BehindBlueI's
Grandmaster
- Oct 3, 2012
- 25,901
- 113
I'm sorry just for clarification, are you suggesting im a racist?
I think it's fairly common and acceptable to lable music to suggest the culture tied to it.
At that time, the black culture that created that music was not the culture of mainstream Elvis fans. The most you can credit him is with bringing a new culture to the mainstream.
Or am I just doubling down here on a racist line of thought? (Serious question)
"Black" is not a culture, and neither is white. Both encompass a wide variety of cultures and ideas. Common or not, the labels of black or white music is inherently racist. Using the labels innocently because they are common use does not make one racist, but the concept itself can only be considered racist once properly examined. It's lazy racism, not racism with malice. Is Jamaican music "black music"? Is Eminem? Nina Simone trained as a classical pianist. Did she therefore appropriate "white music"? If a white person listens to black music, is that ok? In the 90s there was a definite derogatory term for it. What about a black person listening to white music? Why is it white music? Do classical violinists and hillbilly stringband fiddlers really share a culture connection any more closely than a blues singer and a rock singer?

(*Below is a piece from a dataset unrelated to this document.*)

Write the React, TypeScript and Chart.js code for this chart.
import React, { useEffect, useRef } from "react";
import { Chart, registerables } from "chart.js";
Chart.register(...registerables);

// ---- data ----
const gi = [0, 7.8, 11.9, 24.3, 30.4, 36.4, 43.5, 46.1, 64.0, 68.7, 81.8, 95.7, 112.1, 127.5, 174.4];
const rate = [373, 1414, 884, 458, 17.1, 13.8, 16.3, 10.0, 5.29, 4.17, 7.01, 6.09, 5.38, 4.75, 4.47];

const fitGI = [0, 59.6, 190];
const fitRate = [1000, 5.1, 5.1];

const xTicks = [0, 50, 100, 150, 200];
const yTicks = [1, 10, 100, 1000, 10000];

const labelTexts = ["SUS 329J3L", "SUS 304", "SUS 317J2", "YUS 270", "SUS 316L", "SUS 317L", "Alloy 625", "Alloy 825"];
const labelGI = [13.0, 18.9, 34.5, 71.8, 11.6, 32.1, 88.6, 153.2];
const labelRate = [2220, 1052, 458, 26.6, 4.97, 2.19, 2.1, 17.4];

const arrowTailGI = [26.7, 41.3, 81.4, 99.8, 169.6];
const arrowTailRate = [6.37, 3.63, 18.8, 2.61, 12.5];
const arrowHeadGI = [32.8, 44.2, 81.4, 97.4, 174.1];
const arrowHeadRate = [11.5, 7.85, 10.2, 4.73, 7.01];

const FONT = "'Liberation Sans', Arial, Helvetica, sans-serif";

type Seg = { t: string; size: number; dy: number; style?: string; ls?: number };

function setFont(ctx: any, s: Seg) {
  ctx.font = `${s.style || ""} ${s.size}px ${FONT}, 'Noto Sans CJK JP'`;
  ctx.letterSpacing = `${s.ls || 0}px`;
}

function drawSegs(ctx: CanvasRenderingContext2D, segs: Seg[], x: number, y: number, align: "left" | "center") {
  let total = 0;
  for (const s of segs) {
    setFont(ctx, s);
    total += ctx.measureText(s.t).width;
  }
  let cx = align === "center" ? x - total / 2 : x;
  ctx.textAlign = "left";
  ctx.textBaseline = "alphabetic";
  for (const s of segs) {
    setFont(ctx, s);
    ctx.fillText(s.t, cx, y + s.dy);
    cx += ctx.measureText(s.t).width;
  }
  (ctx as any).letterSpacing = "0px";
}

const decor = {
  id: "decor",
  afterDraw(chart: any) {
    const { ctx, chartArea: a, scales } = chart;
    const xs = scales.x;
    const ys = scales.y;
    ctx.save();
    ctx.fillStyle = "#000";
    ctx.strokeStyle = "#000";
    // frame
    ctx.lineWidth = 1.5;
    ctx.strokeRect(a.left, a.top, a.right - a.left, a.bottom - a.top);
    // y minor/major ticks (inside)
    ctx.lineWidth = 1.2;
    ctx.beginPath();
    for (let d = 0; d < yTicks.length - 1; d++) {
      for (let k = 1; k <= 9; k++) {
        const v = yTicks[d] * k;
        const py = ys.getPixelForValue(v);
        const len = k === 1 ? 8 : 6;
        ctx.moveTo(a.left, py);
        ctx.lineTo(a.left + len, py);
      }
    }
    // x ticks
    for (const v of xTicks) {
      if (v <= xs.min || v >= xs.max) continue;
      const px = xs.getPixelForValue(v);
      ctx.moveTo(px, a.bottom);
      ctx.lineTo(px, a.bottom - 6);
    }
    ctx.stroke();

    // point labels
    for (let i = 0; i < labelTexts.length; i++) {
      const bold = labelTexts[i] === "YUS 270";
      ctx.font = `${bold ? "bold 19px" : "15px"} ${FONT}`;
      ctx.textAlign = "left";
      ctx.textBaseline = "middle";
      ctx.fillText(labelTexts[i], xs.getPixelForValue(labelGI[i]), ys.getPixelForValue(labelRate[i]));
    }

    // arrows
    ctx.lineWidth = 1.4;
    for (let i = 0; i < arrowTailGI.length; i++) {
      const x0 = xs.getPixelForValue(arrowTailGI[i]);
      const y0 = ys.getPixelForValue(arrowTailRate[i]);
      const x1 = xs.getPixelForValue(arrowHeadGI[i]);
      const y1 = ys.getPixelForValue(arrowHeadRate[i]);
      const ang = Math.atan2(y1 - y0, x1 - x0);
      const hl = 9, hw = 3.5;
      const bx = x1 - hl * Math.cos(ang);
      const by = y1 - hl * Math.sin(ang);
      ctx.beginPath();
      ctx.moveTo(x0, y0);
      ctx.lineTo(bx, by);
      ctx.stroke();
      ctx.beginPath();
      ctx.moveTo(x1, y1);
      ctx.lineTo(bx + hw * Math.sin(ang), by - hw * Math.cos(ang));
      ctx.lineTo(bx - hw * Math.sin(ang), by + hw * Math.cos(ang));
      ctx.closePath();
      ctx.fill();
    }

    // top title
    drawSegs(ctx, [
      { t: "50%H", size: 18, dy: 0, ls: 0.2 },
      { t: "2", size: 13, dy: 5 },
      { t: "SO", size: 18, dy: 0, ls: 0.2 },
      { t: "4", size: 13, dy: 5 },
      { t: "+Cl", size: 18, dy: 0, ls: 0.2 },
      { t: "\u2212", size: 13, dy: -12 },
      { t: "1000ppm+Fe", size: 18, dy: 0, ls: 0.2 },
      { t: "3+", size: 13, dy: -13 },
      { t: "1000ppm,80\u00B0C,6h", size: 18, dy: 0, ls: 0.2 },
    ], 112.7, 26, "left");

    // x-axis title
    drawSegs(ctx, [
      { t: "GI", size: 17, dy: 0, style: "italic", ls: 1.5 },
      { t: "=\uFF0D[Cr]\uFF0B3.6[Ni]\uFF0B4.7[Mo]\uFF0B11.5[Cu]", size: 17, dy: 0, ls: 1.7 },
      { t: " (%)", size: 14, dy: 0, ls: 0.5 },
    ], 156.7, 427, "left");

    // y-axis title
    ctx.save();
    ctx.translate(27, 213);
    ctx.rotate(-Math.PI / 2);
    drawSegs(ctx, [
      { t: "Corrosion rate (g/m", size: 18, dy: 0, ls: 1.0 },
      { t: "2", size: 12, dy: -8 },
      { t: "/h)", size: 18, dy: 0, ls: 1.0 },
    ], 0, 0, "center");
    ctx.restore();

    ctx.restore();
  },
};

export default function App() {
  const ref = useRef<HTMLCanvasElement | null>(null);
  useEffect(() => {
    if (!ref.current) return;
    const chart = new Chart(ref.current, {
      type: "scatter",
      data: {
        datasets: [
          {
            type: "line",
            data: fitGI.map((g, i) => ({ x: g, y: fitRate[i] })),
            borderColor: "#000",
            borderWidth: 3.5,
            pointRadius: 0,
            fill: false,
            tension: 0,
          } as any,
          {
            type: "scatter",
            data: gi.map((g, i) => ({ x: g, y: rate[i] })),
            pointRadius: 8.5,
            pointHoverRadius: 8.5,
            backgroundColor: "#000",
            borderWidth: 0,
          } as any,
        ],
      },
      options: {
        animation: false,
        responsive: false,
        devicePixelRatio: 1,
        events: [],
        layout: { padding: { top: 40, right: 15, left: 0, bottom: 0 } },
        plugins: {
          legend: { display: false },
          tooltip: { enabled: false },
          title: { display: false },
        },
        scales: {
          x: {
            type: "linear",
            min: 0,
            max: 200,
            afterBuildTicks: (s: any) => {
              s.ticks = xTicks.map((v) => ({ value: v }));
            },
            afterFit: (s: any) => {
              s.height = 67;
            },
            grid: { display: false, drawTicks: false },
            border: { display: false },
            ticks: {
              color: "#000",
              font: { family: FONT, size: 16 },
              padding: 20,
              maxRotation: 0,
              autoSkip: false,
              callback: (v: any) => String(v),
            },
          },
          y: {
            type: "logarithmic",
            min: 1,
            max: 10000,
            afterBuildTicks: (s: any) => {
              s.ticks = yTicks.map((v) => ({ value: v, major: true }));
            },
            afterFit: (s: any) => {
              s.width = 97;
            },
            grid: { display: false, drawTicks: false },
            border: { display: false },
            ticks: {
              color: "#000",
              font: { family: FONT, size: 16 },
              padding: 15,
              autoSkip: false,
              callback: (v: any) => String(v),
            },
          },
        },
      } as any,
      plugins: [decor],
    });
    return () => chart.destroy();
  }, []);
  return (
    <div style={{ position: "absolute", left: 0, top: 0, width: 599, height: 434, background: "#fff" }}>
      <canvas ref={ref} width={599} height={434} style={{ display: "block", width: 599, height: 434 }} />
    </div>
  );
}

Elvis did not simply lift a culure and deposit it in front of new people and get acclaim. That's a gross oversimplification. He created a new culture to fans. He, along with his team, took a basic idea and built on it. Black performers of the time were not doing his...choreography, and without that sexualizing of the performance nobody would have heard of Elvis. Apperances and marketing matter in an entertainer, and remember the time was when televisions being common place in homes was still new, and much like social media today that changed the landscape. Susan Boyle is a great singer with a beautiful voice but has a face that can stop a clock and a figure suitable for a potato. She can't sex up a performance. She is not someone young girls aspire to emmulate. No matter how much producer pumped her up and how much exposure she got, she only had a low to middling career in the days of social media driven hype because of that.

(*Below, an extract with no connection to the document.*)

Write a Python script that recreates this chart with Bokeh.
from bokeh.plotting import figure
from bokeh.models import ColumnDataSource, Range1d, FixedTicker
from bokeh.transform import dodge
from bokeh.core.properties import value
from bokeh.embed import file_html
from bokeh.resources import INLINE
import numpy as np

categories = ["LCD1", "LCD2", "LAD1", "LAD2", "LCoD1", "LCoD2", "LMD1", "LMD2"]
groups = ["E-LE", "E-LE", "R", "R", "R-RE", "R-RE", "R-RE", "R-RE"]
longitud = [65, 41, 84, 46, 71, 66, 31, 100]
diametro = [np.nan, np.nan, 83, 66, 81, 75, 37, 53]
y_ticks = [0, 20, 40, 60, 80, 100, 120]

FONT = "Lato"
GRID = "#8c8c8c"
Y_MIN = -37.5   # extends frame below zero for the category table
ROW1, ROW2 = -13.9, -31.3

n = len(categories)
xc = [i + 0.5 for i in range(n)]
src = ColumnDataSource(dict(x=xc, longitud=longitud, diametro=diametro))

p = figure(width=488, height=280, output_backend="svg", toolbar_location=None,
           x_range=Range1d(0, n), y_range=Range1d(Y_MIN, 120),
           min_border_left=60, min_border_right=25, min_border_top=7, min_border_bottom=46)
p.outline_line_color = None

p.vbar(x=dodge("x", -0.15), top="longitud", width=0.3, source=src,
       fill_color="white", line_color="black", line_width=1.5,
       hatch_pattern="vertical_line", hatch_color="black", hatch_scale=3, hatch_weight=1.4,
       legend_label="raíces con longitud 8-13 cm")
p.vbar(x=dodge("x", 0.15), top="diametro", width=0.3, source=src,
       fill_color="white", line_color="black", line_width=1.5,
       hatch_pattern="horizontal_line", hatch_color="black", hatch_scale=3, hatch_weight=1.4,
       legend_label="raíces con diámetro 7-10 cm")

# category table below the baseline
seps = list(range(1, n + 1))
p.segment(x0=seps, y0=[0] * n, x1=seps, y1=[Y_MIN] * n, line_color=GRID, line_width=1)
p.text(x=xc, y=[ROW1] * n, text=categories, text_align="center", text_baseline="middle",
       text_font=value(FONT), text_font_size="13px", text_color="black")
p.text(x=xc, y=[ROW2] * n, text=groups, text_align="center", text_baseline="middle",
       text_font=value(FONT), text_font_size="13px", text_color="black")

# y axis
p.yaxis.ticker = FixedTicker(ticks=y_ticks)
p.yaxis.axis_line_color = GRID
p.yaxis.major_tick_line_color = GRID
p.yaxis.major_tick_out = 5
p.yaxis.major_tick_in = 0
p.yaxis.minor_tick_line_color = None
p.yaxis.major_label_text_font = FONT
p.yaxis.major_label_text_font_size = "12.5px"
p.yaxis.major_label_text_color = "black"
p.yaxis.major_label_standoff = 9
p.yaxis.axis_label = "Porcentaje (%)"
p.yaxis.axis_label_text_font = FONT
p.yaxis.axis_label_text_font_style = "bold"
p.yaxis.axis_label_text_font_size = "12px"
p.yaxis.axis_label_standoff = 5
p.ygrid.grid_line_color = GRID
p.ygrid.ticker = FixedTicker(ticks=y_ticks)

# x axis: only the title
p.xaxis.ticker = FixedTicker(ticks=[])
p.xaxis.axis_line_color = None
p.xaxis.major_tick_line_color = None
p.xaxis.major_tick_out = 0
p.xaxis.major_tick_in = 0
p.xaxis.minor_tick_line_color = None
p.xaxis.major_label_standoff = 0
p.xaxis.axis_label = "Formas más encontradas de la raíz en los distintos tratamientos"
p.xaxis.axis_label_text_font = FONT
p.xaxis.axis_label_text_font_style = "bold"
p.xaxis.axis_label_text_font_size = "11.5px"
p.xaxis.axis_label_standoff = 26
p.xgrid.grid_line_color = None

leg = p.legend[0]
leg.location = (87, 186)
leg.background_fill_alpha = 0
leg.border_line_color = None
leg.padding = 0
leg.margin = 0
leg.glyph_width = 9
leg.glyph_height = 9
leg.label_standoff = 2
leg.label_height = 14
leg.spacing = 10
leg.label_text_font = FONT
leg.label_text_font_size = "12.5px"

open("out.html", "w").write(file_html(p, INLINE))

Elvis was a sensation, and not all of that is because of WHO he was, but also WHEN he was. A photogenic and sexy performer willing to push boundaries in a time that was primed to be receptive to exactly that. But not just an outsider or boundary pusher. An "aw shucks kid" made good who was a big star but willing to do his time in the military when he was drafted, a perfect combination of respectability and wholesomeness mixed with sexiness and youth appeal that he had fans from all demographics. That's why Hollywood snatched him for some 4 dozen-ish moves, and that's why he's The King.